President of the University of Waterloo
- In office 1958–1969
- Succeeded by: Howard Petch

Personal details
- Born: September 28, 1904 Hamilton, Ontario
- Died: October 26, 1988 (aged 84)

= Gerald Hagey =

Canadian businessman, academic, and college president

Joseph Gerald Hagey (September 28, 1904 - October 26, 1988) was a Canadian businessman, academic, and a founder and first president of the University of Waterloo in Waterloo, Ontario.

==Biography==
Hagey was born and raised in Hamilton, Ontario, the son of Menno Hagey (1863-1946) and Esther Cornell (1861-1907). In 1928 he received a B.A. from Waterloo College, at that time a small church college affiliated with the University of Western Ontario. After graduation, he took a job in sales for B.F. Goodrich, a Kitchener-based rubber company. By the 1950s he had become an advertising and public relations manager, though throughout this time he had continued to be involved in the affairs of his alma mater, Waterloo College.

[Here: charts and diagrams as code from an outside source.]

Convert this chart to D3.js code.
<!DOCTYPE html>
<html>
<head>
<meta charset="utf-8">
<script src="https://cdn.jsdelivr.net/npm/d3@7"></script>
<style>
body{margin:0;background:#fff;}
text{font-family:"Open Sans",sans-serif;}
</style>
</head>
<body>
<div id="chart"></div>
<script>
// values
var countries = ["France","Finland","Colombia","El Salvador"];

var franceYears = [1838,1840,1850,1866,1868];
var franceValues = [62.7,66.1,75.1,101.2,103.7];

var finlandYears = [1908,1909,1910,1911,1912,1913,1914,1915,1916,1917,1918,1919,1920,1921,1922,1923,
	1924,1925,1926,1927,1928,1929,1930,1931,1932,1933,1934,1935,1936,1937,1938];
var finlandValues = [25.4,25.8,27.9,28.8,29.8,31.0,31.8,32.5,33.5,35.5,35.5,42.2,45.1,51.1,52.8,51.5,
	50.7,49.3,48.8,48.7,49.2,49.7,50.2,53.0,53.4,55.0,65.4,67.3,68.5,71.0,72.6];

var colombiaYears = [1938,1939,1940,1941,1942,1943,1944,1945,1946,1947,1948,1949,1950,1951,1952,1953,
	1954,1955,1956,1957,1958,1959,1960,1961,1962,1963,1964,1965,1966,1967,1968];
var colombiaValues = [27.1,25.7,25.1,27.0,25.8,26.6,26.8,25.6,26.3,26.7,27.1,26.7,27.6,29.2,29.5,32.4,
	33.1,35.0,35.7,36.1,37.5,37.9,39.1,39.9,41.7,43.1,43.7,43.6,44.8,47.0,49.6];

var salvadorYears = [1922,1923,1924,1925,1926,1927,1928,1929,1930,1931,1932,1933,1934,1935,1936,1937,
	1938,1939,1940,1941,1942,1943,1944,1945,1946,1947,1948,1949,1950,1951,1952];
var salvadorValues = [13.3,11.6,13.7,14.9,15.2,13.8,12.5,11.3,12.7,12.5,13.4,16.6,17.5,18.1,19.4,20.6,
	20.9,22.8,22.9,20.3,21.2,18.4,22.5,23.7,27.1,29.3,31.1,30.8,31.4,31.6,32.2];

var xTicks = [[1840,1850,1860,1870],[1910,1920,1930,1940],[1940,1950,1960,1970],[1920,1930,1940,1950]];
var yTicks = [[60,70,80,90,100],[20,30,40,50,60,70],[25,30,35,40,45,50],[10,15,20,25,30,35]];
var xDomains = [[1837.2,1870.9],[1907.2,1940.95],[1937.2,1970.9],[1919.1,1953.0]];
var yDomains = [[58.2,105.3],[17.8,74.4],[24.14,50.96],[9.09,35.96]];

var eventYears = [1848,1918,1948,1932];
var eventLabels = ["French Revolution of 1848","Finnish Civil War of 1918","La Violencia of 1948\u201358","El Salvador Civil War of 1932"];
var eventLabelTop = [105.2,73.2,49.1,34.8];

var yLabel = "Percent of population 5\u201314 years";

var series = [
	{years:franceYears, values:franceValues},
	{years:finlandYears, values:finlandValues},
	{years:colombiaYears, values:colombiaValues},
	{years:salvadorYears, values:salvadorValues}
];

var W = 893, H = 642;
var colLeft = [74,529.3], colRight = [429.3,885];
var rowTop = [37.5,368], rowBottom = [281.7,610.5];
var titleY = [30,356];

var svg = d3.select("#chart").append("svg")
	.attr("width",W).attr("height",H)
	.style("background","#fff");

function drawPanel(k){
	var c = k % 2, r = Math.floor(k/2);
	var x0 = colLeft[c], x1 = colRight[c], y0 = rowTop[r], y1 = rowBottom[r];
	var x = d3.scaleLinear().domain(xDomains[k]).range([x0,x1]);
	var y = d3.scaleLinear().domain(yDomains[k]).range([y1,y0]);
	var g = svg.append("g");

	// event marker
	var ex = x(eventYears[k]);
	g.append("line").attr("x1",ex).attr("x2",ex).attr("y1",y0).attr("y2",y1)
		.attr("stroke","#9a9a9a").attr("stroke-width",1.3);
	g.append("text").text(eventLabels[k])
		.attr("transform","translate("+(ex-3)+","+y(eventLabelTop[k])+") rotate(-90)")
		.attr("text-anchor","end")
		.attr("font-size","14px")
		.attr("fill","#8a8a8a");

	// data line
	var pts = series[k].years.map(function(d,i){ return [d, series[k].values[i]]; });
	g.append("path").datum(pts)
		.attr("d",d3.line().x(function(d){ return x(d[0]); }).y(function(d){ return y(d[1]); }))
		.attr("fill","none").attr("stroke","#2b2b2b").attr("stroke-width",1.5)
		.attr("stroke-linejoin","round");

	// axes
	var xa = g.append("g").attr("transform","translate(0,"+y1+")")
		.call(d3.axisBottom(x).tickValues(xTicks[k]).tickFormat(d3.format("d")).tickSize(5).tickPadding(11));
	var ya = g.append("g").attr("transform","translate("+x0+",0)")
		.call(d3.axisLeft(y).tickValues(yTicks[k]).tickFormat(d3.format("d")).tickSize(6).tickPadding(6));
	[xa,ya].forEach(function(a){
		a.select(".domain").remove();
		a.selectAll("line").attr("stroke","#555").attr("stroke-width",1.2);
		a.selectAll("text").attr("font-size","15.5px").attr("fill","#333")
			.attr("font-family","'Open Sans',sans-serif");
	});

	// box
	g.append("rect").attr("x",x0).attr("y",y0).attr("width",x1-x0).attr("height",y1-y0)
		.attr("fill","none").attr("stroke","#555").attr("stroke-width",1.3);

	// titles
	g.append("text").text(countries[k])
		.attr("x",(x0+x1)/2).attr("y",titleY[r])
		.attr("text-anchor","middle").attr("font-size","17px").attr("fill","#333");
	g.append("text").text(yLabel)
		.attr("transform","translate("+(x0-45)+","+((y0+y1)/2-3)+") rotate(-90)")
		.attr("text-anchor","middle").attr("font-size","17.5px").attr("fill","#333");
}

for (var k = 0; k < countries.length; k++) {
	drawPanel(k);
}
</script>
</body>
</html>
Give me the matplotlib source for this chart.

In 1953 he left B.F. Goodrich to become the president of Waterloo College. The 1950s and 1960s saw a massive expansion in industry and academia because of the postwar economic boom and because of the impending arrival of the baby boomers at Canadian universities. Hagey's goal was the transformation of Waterloo College into a university with a particular focus on science and technology, and close links with industry through co-operative education.

This idea proved somewhat controversial, and Hagey ultimately became the founding president of the University of Waterloo in 1957, when the science and engineering faculties he had established broke away from the rest of Waterloo College, which later became Wilfrid Laurier University.

He retired in 1969 after the removal of his larynx due to cancer. When Hagey retired he had helped the University of Waterloo grow from 75 students in two portable classrooms to a rambling campus worth $80 million and a student population of 9,000. A building on the UW campus, the J.G. Hagey Hall of the Humanities, is named in his honour.

In 1967 he received an honorary doctorate from Sir George Williams University, which later became Concordia University.

In April 1986, he was invested as a member into the Order of Canada.

Hagey was the great-grandson of Mennonite Bishop Joseph B. Hagey and the cousin of Brantford MPP Louis Hagey.